▸ **Material shown**
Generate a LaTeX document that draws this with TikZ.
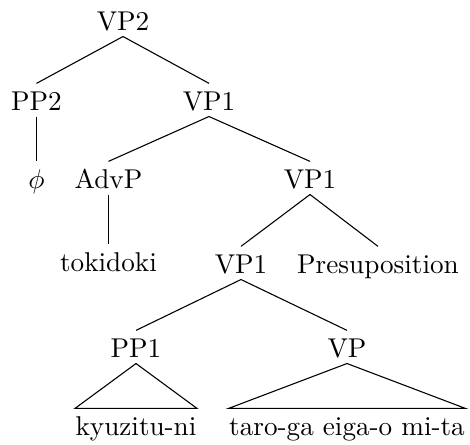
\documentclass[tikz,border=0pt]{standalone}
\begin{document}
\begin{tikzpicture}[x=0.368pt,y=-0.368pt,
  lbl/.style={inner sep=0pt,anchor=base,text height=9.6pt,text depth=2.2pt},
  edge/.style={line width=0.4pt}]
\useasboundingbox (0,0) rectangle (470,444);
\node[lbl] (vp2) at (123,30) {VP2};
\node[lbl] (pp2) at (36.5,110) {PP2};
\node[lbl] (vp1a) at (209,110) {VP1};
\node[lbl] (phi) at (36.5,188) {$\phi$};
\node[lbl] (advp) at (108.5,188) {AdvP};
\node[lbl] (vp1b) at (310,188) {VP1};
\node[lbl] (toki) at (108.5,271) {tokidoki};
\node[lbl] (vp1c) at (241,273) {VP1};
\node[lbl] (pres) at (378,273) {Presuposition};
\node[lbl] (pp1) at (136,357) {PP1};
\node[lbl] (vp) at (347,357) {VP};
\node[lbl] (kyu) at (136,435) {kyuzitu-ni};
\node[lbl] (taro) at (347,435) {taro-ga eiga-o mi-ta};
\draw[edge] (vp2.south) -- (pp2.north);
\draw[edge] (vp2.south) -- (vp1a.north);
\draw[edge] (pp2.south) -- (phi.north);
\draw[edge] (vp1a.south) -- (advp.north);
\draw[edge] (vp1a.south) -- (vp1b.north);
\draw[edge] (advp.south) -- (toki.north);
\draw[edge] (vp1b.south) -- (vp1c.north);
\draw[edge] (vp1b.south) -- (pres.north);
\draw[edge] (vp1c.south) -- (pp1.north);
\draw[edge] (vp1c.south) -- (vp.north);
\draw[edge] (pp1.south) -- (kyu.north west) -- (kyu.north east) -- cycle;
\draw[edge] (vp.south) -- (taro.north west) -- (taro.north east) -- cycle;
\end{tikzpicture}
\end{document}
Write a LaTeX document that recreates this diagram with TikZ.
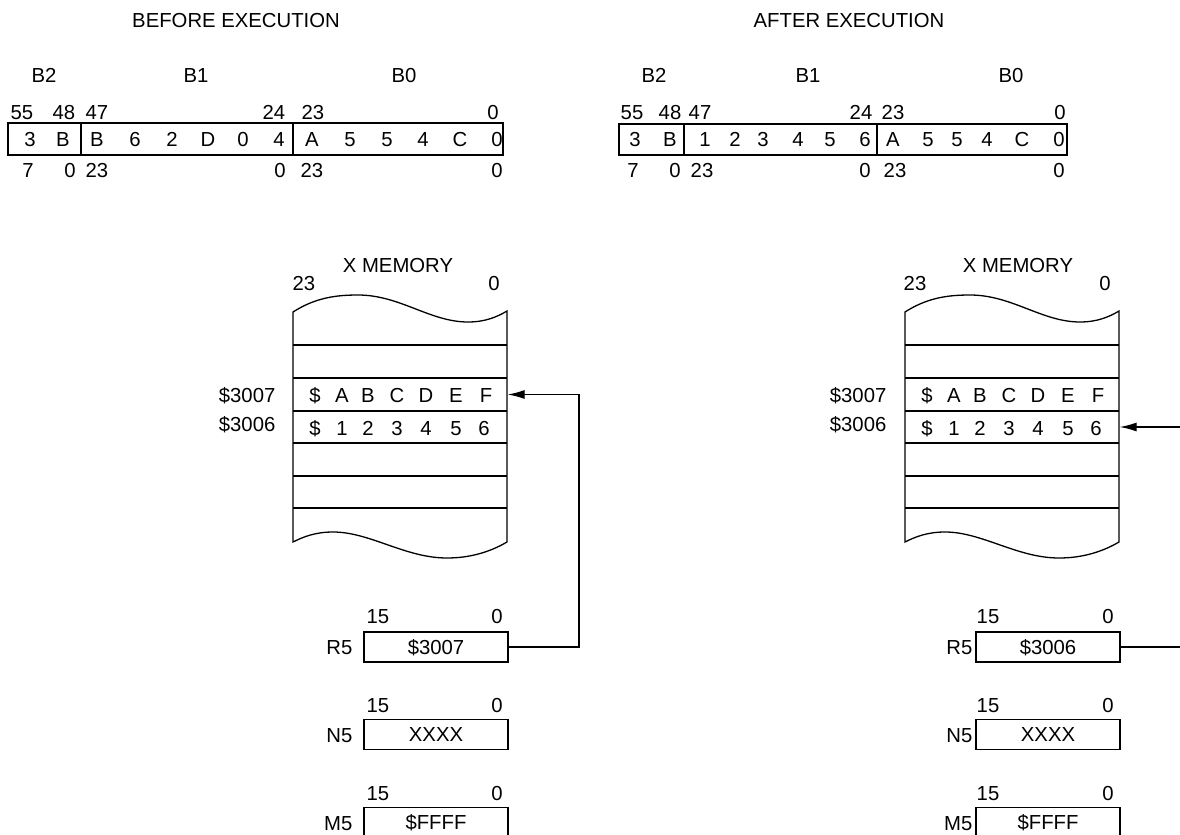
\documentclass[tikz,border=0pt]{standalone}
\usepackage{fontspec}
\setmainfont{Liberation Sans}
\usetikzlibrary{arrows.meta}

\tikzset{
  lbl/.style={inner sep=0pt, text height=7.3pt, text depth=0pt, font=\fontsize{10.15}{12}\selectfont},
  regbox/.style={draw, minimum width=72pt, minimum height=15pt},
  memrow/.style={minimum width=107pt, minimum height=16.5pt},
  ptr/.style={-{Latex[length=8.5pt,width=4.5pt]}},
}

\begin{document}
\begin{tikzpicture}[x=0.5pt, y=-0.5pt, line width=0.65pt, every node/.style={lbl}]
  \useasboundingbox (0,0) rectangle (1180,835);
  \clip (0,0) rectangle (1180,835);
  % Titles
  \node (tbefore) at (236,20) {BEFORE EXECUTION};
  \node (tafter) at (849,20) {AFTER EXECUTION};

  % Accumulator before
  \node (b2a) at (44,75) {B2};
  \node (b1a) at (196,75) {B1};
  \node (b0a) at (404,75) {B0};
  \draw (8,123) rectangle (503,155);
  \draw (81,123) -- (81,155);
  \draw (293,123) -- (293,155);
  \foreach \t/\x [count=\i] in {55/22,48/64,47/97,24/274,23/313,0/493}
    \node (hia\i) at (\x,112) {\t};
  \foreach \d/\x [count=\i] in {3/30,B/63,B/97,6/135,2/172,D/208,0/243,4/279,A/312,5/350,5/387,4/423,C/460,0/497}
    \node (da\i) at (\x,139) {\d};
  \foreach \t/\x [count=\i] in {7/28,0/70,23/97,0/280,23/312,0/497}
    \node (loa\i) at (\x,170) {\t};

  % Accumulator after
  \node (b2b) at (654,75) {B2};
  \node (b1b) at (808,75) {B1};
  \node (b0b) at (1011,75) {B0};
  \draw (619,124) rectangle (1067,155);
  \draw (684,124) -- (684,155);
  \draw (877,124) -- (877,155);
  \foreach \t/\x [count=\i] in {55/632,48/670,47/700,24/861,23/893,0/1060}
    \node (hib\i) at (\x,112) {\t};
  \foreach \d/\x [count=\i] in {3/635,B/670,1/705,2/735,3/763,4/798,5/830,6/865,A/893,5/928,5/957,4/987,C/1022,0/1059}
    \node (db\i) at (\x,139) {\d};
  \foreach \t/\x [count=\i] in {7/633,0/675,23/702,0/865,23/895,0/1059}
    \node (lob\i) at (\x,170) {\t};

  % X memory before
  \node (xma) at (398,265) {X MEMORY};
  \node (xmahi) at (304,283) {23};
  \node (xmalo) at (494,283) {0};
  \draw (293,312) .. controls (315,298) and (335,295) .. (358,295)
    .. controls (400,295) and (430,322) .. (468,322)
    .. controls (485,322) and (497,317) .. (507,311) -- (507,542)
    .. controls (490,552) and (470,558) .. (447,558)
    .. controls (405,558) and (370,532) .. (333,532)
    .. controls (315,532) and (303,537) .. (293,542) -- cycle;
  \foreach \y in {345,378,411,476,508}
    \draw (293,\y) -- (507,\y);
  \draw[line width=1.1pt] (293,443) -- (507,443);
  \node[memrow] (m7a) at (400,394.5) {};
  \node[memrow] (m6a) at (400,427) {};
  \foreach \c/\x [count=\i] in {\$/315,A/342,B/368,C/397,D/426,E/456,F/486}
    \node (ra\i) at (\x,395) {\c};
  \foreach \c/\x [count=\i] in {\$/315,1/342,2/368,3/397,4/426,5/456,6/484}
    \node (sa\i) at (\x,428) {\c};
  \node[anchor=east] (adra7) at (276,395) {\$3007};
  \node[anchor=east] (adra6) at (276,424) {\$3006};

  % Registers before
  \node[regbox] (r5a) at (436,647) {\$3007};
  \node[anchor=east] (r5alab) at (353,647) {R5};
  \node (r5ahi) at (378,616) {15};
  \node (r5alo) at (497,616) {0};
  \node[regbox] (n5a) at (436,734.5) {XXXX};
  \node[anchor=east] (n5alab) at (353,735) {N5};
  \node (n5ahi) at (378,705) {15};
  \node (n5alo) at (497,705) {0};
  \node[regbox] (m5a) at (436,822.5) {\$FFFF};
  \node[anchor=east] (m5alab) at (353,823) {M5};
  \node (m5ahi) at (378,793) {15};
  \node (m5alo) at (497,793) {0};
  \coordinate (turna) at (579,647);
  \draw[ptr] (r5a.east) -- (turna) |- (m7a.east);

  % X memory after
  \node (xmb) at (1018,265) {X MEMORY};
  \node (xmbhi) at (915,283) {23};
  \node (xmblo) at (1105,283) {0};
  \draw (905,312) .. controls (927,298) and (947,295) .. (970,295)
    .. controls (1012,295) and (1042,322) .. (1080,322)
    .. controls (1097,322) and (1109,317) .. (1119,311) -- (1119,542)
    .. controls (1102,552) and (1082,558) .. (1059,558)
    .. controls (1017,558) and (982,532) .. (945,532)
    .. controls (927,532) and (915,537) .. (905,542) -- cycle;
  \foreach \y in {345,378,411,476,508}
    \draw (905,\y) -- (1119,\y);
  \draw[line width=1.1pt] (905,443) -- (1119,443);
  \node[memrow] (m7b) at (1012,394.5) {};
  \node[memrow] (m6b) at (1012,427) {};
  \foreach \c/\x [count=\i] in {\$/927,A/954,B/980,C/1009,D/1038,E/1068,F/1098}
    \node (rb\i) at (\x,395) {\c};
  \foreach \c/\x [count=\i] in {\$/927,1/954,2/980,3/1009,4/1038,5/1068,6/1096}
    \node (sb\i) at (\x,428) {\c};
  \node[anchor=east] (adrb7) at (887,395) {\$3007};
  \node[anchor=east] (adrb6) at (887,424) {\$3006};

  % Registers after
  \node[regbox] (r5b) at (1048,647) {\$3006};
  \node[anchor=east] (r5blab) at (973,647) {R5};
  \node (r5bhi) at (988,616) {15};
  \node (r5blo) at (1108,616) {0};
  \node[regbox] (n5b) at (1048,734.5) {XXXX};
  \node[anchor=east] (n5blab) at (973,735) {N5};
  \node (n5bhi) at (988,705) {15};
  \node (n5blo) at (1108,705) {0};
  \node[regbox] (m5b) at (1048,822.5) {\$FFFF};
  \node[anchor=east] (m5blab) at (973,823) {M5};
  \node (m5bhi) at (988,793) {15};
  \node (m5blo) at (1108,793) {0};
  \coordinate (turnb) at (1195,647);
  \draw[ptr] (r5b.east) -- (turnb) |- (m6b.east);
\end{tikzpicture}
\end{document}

▸ **What the exercise asks**
Going through the records above, state how many lines carry "that", with no other text.

▸ **Written solution**
2